Crystals in cat urine can be treated in the following ways:

  • Crystalluria in cats is an extremely painful condition. Use carprofen or other anti-inflammatory drugs for alleviation of pain
  • Potassium citrate can be used to treat oxalate crystals; struvite crystals can be treated with urinary acidifiers; and the glycosaminoglycan coat that lines the bladder can be strengthened with glucosamine supplements.
  • Antispasmodics can be given to relax the urethra and bladder walls so as to aid the passage of urine and reduce pain.
  • Crystals in cat urine caused due to bacterial infection can be treated with antibiotics.
  • Ensure that you cat drinks as much water as possible. It will facilitate urine dilution as well as help prevent future cases of crystals in cat urine.Crystals and other debris present in the urinary tract can thus be easily flushed out.
  • Ensure that the cat is given a balanced diet, including canned diets. Instead of dry and wet cat foods, you may also opt for natural raw meat. This will ensure that the urine pH levels are maintained at more natural levels. Provide little amounts of food to your pet many times a day; such changes in feeding habits is especially helpful if the cat is used to one or 2 times a day.
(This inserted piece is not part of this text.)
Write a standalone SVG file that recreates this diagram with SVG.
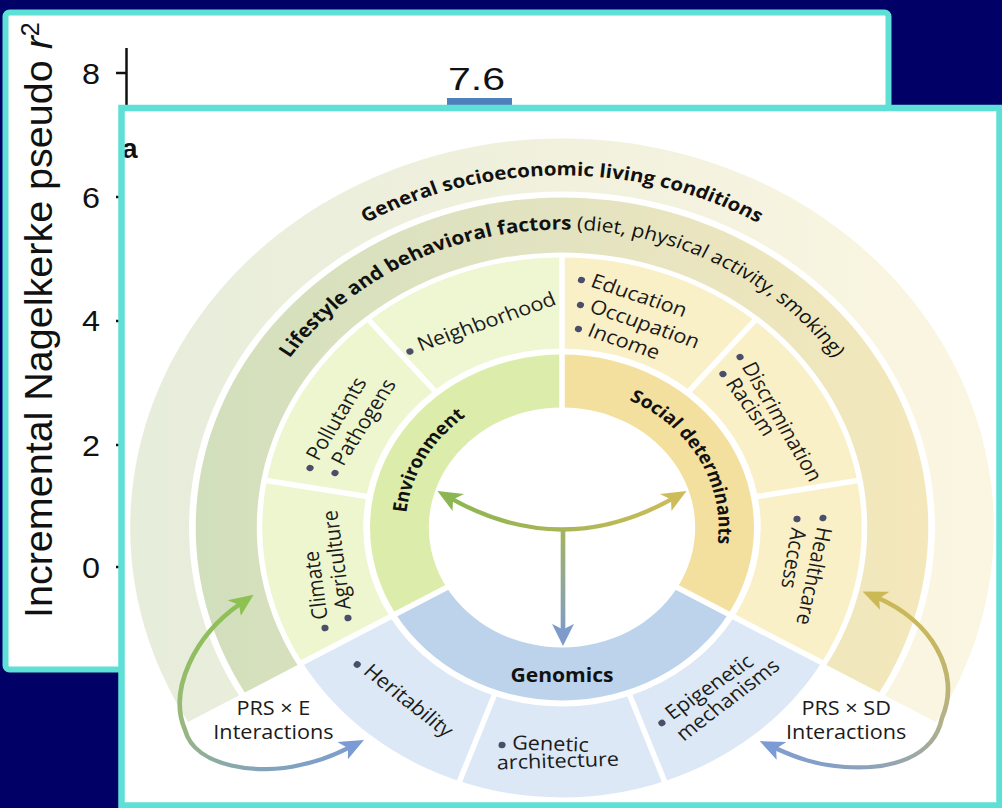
<svg xmlns="http://www.w3.org/2000/svg" width="1002" height="808" viewBox="0 0 1002 808">
<style>
.ax{font-family:"Liberation Sans",Arial,sans-serif;fill:#111}
.lb{font-family:"Open Sans","Noto Sans",sans-serif;font-size:19.5px;fill:#1b1b1b}
.bd{font-family:"Open Sans","Noto Sans",sans-serif;font-weight:700;fill:#111}
.bul{fill:#4a4e6a}
.sep{stroke:#fff;stroke-width:5.5;vector-effect:non-scaling-stroke;fill:none}
.arr{fill:none;stroke-width:4.2}
.tick{stroke:#111;stroke-width:2.5}
</style>
<defs>
<linearGradient id="gD" x1="0" y1="0" x2="1" y2="0"><stop offset="0" stop-color="#e7eddb"/><stop offset="0.5" stop-color="#f1f1dd"/><stop offset="1" stop-color="#fbf6e2"/></linearGradient>
<linearGradient id="gC" x1="0" y1="0" x2="1" y2="0"><stop offset="0" stop-color="#d2dfbc"/><stop offset="0.5" stop-color="#e3e3c1"/><stop offset="1" stop-color="#f4e8bb"/></linearGradient>
<linearGradient id="gL" gradientUnits="userSpaceOnUse" x1="-300" y1="70" x2="-200" y2="240"><stop offset="0" stop-color="#8dc152"/><stop offset="0.45" stop-color="#9ab77e"/><stop offset="1" stop-color="#7a9bd4"/></linearGradient>
<linearGradient id="gR" gradientUnits="userSpaceOnUse" x1="290" y1="70" x2="200" y2="240"><stop offset="0" stop-color="#cbb955"/><stop offset="0.45" stop-color="#b2b08a"/><stop offset="1" stop-color="#7a9bd4"/></linearGradient>
<linearGradient id="gH" gradientUnits="userSpaceOnUse" x1="-100" y1="0" x2="100" y2="0"><stop offset="0" stop-color="#8cb651"/><stop offset="0.5" stop-color="#a9b556"/><stop offset="1" stop-color="#ccbc5a"/></linearGradient>
<linearGradient id="gV" gradientUnits="userSpaceOnUse" x1="0" y1="0" x2="0" y2="110"><stop offset="0" stop-color="#a5b45c"/><stop offset="1" stop-color="#7d9bcb"/></linearGradient>
<marker id="mG" viewBox="0 0 20 20" refX="6" refY="10" markerWidth="22" markerHeight="22" markerUnits="userSpaceOnUse" orient="auto-start-reverse"><path d="M0,1 L20,10 L0,19 L5,10 Z" fill="#8dc152"/></marker>
<marker id="mB" viewBox="0 0 20 20" refX="6" refY="10" markerWidth="22" markerHeight="22" markerUnits="userSpaceOnUse" orient="auto-start-reverse"><path d="M0,1 L20,10 L0,19 L5,10 Z" fill="#7a9bd4"/></marker>
<marker id="mY" viewBox="0 0 20 20" refX="6" refY="10" markerWidth="22" markerHeight="22" markerUnits="userSpaceOnUse" orient="auto-start-reverse"><path d="M0,1 L20,10 L0,19 L5,10 Z" fill="#cbb955"/></marker>
<marker id="mCG" viewBox="0 0 20 20" refX="6" refY="10" markerWidth="22" markerHeight="22" markerUnits="userSpaceOnUse" orient="auto-start-reverse"><path d="M0,1 L20,10 L0,19 L5,10 Z" fill="#8cb651"/></marker>
<marker id="mCY" viewBox="0 0 20 20" refX="6" refY="10" markerWidth="22" markerHeight="22" markerUnits="userSpaceOnUse" orient="auto-start-reverse"><path d="M0,1 L20,10 L0,19 L5,10 Z" fill="#ccbc5a"/></marker>
<marker id="mCB" viewBox="0 0 20 20" refX="6" refY="10" markerWidth="22" markerHeight="22" markerUnits="userSpaceOnUse" orient="auto-start-reverse"><path d="M0,1 L20,10 L0,19 L5,10 Z" fill="#7d9bcb"/></marker>
<path id="pGen" d="M-330.8,-120.4 A352,352 0 0 1 330.8,-120.4"/>
<path id="pLife" d="M-298,0 A298,298 0 0 1 298,0"/>
<path id="pEnv" d="M-119.6,74.7 A141,141 0 0 1 0,-141"/>
<path id="pSoc" d="M52.8,-130.7 A141,141 0 0 1 138.9,24.5"/>
</defs>

<rect x="0" y="0" width="1002" height="808" fill="#000066"/>

<g id="back-panel">
<rect x="5.5" y="12.5" width="883" height="657" rx="4" fill="#fff" stroke="#5fe0d6" stroke-width="6"/>
<text class="ax" transform="translate(52,618) rotate(-90)" font-size="39.5">Incremental Nagelkerke pseudo <tspan font-style="italic">r</tspan><tspan font-size="25" dy="-13">2</tspan></text>
<line class="tick" x1="126.5" y1="48" x2="126.5" y2="680"/>
<line class="tick" x1="116" y1="73" x2="127" y2="73"/>
<line class="tick" x1="116" y1="197" x2="127" y2="197"/>
<line class="tick" x1="116" y1="321" x2="127" y2="321"/>
<line class="tick" x1="116" y1="445" x2="127" y2="445"/>
<line class="tick" x1="116" y1="567" x2="127" y2="567"/>
<text class="ax" font-size="29" text-anchor="middle" x="91" y="83.5" textLength="18" lengthAdjust="spacingAndGlyphs">8</text>
<text class="ax" font-size="29" text-anchor="middle" x="91" y="207.5" textLength="18" lengthAdjust="spacingAndGlyphs">6</text>
<text class="ax" font-size="29" text-anchor="middle" x="91" y="331" textLength="18" lengthAdjust="spacingAndGlyphs">4</text>
<text class="ax" font-size="29" text-anchor="middle" x="91" y="455.5" textLength="18" lengthAdjust="spacingAndGlyphs">2</text>
<text class="ax" font-size="29" text-anchor="middle" x="91" y="577.5" textLength="18" lengthAdjust="spacingAndGlyphs">0</text>
<text class="ax" font-size="31" text-anchor="middle" x="476.5" y="89.5" textLength="57" lengthAdjust="spacingAndGlyphs">7.6</text>
<rect x="447" y="98" width="65" height="14" fill="#4f80bb"/>
</g>

<rect id="front-panel" x="121.5" y="108" width="878" height="697.5" fill="#fff"/>
<text class="ax" x="122" y="158" font-size="28" font-weight="700">a</text>

<g id="diagram" transform="translate(562,527.5) scale(1.11,1)">
<g id="general-conditions">
<path d="M-336.9,194.5 A389,389 0 1 1 336.9,194.5 L291,168 A336,336 0 1 0 -291,168 Z" fill="url(#gD)"/>
<text class="bd" font-size="18.5" text-anchor="middle"><textPath href="#pGen" startOffset="50%">General socioeconomic living conditions</textPath></text>
</g>
<g id="lifestyle-factors">
<path d="M-285.8,165 A330,330 0 1 1 285.8,165 L238.2,137.5 A275,275 0 1 0 -238.2,137.5 Z" fill="url(#gC)"/>
<text class="bd" font-size="18.8" text-anchor="middle"><textPath href="#pLife" startOffset="50%">Lifestyle and behavioral factors<tspan font-weight="400"> (diet, physical activity, smoking)</tspan></textPath></text>
</g>
<g id="environment">
<path d="M-149.8,86.5 A173,173 0 0 1 0,-173 L0,-120 A120,120 0 0 0 -103.9,60 Z" fill="#dcedab"/>
<text class="bd" font-size="17.5" text-anchor="middle"><textPath href="#pEnv" startOffset="50%">Environment</textPath></text>
</g>
<g id="social-determinants">
<path d="M0,-173 A173,173 0 0 1 149.8,86.5 L103.9,60 A120,120 0 0 0 0,-120 Z" fill="#f3e09e"/>
<text class="bd" font-size="17.5" text-anchor="middle"><textPath href="#pSoc" startOffset="50%">Social determinants</textPath></text>
</g>
<g id="genomics">
<path d="M149.8,86.5 A173,173 0 0 1 -149.8,86.5 L-103.9,60 A120,120 0 0 0 103.9,60 Z" fill="#bcd3eb"/>
<text class="bd" font-size="19" text-anchor="middle" x="0" y="154.5">Genomics</text>
</g>
<g id="climate">
<path d="M-233.8,135 A270,270 0 0 1 -265.9,-46.9 L-176.3,-31.1 A179,179 0 0 0 -155,89.5 Z" fill="#edf6cf"/>
<g transform="translate(-213.5,100.5) rotate(-97)"><circle class="bul" r="3.2"/><text class="lb" x="9" y="3.5">Climate</text></g>
<g transform="translate(-192.8,90.5) rotate(-97)"><circle class="bul" r="3.2"/><text class="lb" x="9" y="3.5">Agriculture</text></g>
</g>
<g id="pollutants">
<path d="M-265.9,-46.9 A270,270 0 0 1 -173.6,-206.8 L-115.1,-137.1 A179,179 0 0 0 -176.3,-31.1 Z" fill="#edf6cf"/>
<g transform="translate(-227,-59.5) rotate(-61)"><circle class="bul" r="3.2"/><text class="lb" x="9" y="3.5">Pollutants</text></g>
<g transform="translate(-204.5,-54.5) rotate(-60)"><circle class="bul" r="3.2"/><text class="lb" x="9" y="3.5">Pathogens</text></g>
</g>
<g id="neighborhood">
<path d="M-173.6,-206.8 A270,270 0 0 1 0,-270 L0,-179 A179,179 0 0 0 -115.1,-137.1 Z" fill="#eef6d2"/>
<g transform="translate(-137,-176) rotate(-21)"><circle class="bul" r="3.2"/><text class="lb" x="9" y="3.5">Neighborhood</text></g>
</g>
<g id="education">
<path d="M0,-270 A270,270 0 0 1 173.6,-206.8 L115.1,-137.1 A179,179 0 0 0 0,-179 Z" fill="#faf0c8"/>
<g transform="translate(17.5,-247.5) rotate(20)"><circle class="bul" r="3.2"/><text class="lb" x="9" y="3.5">Education</text></g>
<g transform="translate(16.6,-222.5) rotate(21)"><circle class="bul" r="3.2"/><text class="lb" x="9" y="3.5">Occupation</text></g>
<g transform="translate(14.8,-198.5) rotate(21)"><circle class="bul" r="3.2"/><text class="lb" x="9" y="3.5">Income</text></g>
</g>
<g id="discrimination">
<path d="M173.6,-206.8 A270,270 0 0 1 265.9,-46.9 L176.3,-31.1 A179,179 0 0 0 115.1,-137.1 Z" fill="#faf0c8"/>
<g transform="translate(160.4,-170.5) rotate(62)"><circle class="bul" r="3.2"/><text class="lb" x="9" y="3.5">Discrimination</text></g>
<g transform="translate(145,-153.5) rotate(57)"><circle class="bul" r="3.2"/><text class="lb" x="9" y="3.5">Racism</text></g>
</g>
<g id="healthcare">
<path d="M265.9,-46.9 A270,270 0 0 1 233.8,135 L155,89.5 A179,179 0 0 0 176.3,-31.1 Z" fill="#faf0c8"/>
<g transform="translate(235.1,-9.5) rotate(101)"><circle class="bul" r="3.2"/><text class="lb" x="9" y="3.5">Healthcare</text></g>
<g transform="translate(211.7,-8.5) rotate(99)"><circle class="bul" r="3.2"/><text class="lb" x="9" y="3.5">Access</text></g>
</g>
<g id="epigenetic">
<path d="M233.8,135 A270,270 0 0 1 92.3,253.7 L61.2,168.2 A179,179 0 0 0 155,89.5 Z" fill="#dce8f6"/>
<g transform="translate(90,195.5) rotate(-37)"><circle class="bul" r="3.2"/><text class="lb" x="9" y="3.5">Epigenetic</text><text class="lb" x="3" y="27" transform="rotate(-3)">mechanisms</text></g>
</g>
<g id="genetic-architecture">
<path d="M92.3,253.7 A270,270 0 0 1 -92.3,253.7 L-61.2,168.2 A179,179 0 0 0 61.2,168.2 Z" fill="#dce8f6"/>
<g transform="translate(-54,217.5) rotate(2)"><circle class="bul" r="3.2"/><text class="lb" x="9" y="4">Genetic</text></g>
<text class="lb" transform="translate(-58.5,242) rotate(-2)">architecture</text>
</g>
<g id="heritability">
<path d="M-92.3,253.7 A270,270 0 0 1 -233.8,135 L-155,89.5 A179,179 0 0 0 -61.2,168.2 Z" fill="#dce8f6"/>
<g transform="translate(-184.5,137) rotate(41)"><circle class="bul" r="3.2"/><text class="lb" x="9" y="3.5">Heritability</text></g>
</g>
<g id="separators">
<path class="sep" d="M0,-117 L0,-176 M-101.3,58.5 L-152.4,88 M101.3,58.5 L152.4,88"/>
<path class="sep" d="M-174.3,-30.7 L-267.9,-47.2 M-113.8,-135.6 L-174.8,-208.4 M0,-177 L0,-272 M113.8,-135.6 L174.8,-208.4 M174.3,-30.7 L267.9,-47.2 M153.3,88.5 L235.6,136 M60.5,166.3 L93,255.6 M-60.5,166.3 L-93,255.6 M-153.3,88.5 L-235.6,136"/>
</g>
<g id="prs-e">
<text class="lb" text-anchor="middle" x="-260" y="188">PRS × E</text>
<text class="lb" text-anchor="middle" x="-260" y="211.5">Interactions</text>
</g>
<g id="prs-sd">
<text class="lb" text-anchor="middle" x="256" y="188">PRS × SD</text>
<text class="lb" text-anchor="middle" x="256" y="211.5">Interactions</text>
</g>
<g id="connectors">
<path class="arr" stroke="url(#gL)" d="M-290.1,76.5 C-330.6,107.5 -355,162.5 -339.6,202.5 C-330.6,240.5 -272.1,247.5 -236,237.5 C-213.5,232.5 -200,224.5 -191.9,220" marker-start="url(#mG)" marker-end="url(#mB)"/>
<path class="arr" stroke="url(#gR)" d="M284.7,70.5 C331.5,92.5 360.4,144.5 342.3,190.5 C335.1,230.5 295.5,242.5 255,239.5 C227.9,237.5 209.9,229.5 191.9,220.5" marker-start="url(#mY)" marker-end="url(#mB)"/>
<path class="arr" stroke="url(#gH)" d="M-99.1,-28.5 Q0,32.5 99.1,-28.5" marker-start="url(#mCG)" marker-end="url(#mCY)"/>
<path class="arr" stroke="url(#gV)" d="M0.9,2.5 L0.9,103" marker-end="url(#mCB)"/>
</g>
</g>

<rect x="121.5" y="108" width="878" height="697.5" fill="none" stroke="#5fe0d6" stroke-width="6.5"/>
</svg>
    • Changes in diet is often dependent on the type of crystals in cat urine. Hence, it is important to consult a vet before making any modifications in diet.
  • Cats can experience increased stress due to causes such as a new cat in the house, sharing the litter box or food, etc. Hence, ensure a comfortable environment, separate items, and personal space to prevent stress and crystals in cat urine. Sedentary cats are more vulnerable to developing crystalluria than an active one. You can increase your cat’s level of physical activities by using lasers, toys, and providing a scratch post.
    • Amitriptyline, an anti-anxiety medication may also be used to alleviate stress.
  • In severe cases, crystals in cat urine may be physically removed via surgery.